We could take things still further. We could point VBA to a cell in the spreadsheet that contains a COUNTA formula, for example. This kind of set up would allow us to dynamically define and update a range – the size of a database, for example. All using the .cells technique.

We hope you enjoyed the four Excel VBA .cells tutorial videos.
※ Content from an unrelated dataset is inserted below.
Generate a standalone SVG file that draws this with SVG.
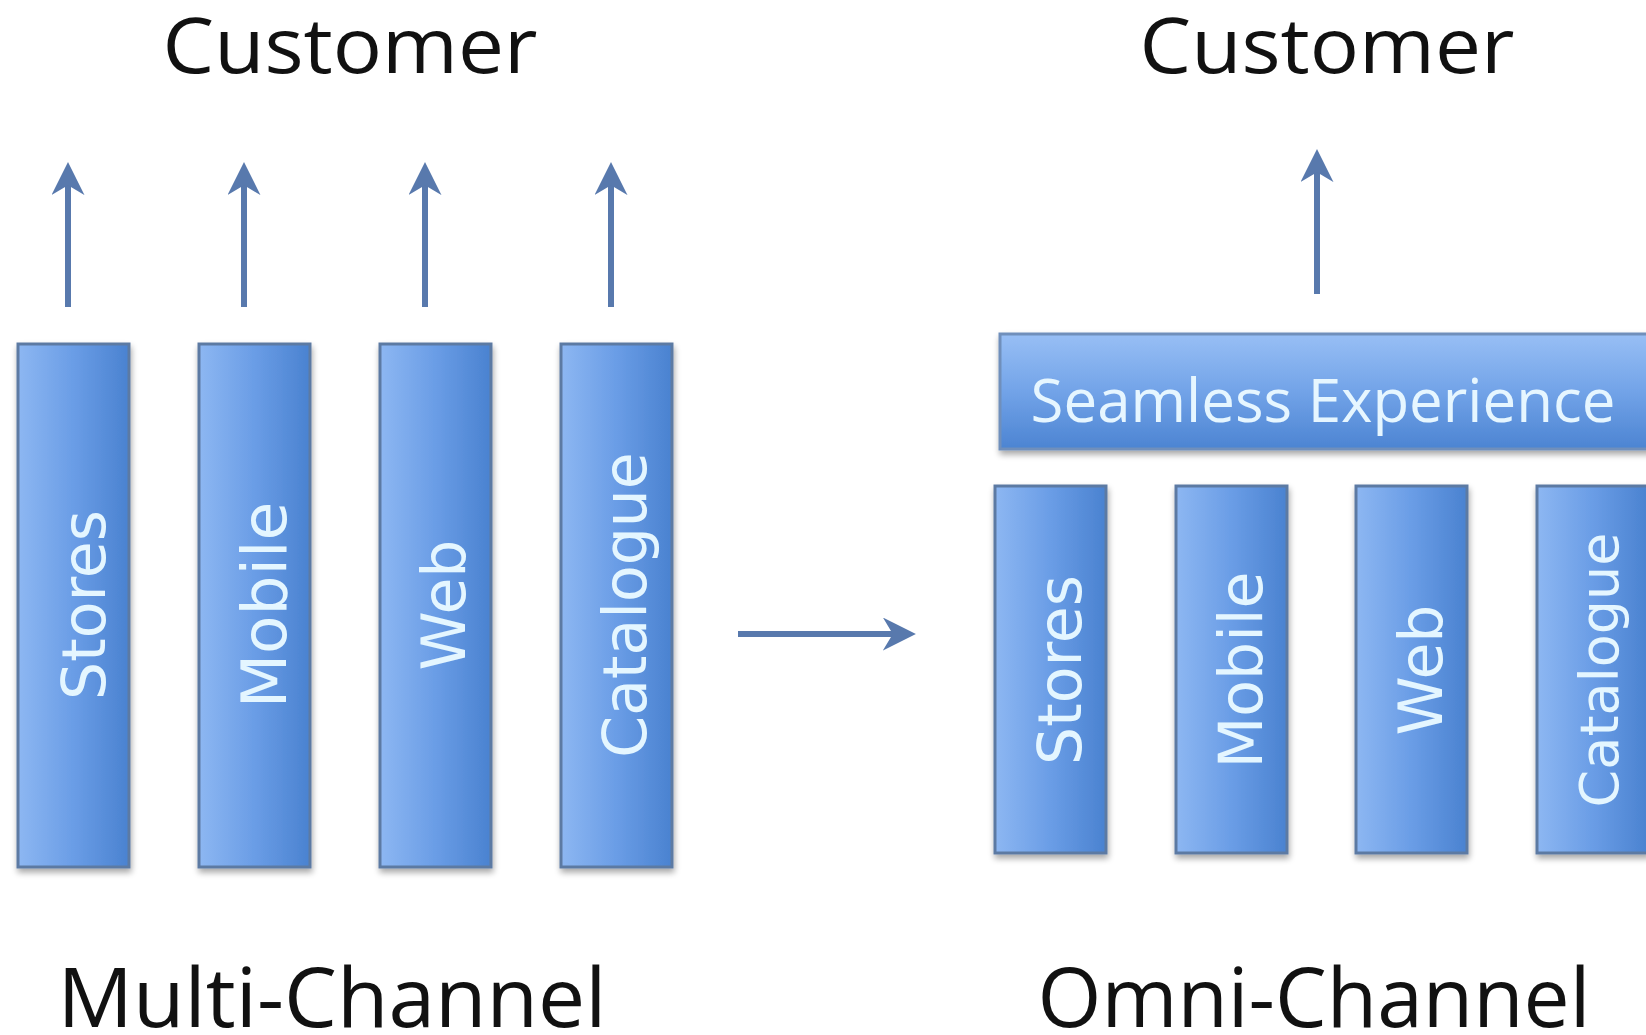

Let us know what applications you have found, and what other Excel VBA tutorials you would like to see on the YouTube channel.

EXCEL VBA .CELLS SERIES RELEASE DATES

Video 1 – 08/03/19 – https://youtu.be/x_PCdMlO41M
Video 2 – 22/03/19 – https://youtu.be/tlmFmcimIwU
Video 3 – 05/04/19 – https://youtu.be/oW2ZqqArIhA
Video 4 – 19/04/19 – https://youtu.be/rf8rK7rzoU0

Playlist link:
https://tinyurl.com/y46hxw5h

These introductory videos will be supported by ‘long-play’ application videos (below) showing how to apply the technique to real-world problems. These will be viewable in the series playlist when released.

APPLICATION VIDEO 1

Click here to download the STARTER file used in the video.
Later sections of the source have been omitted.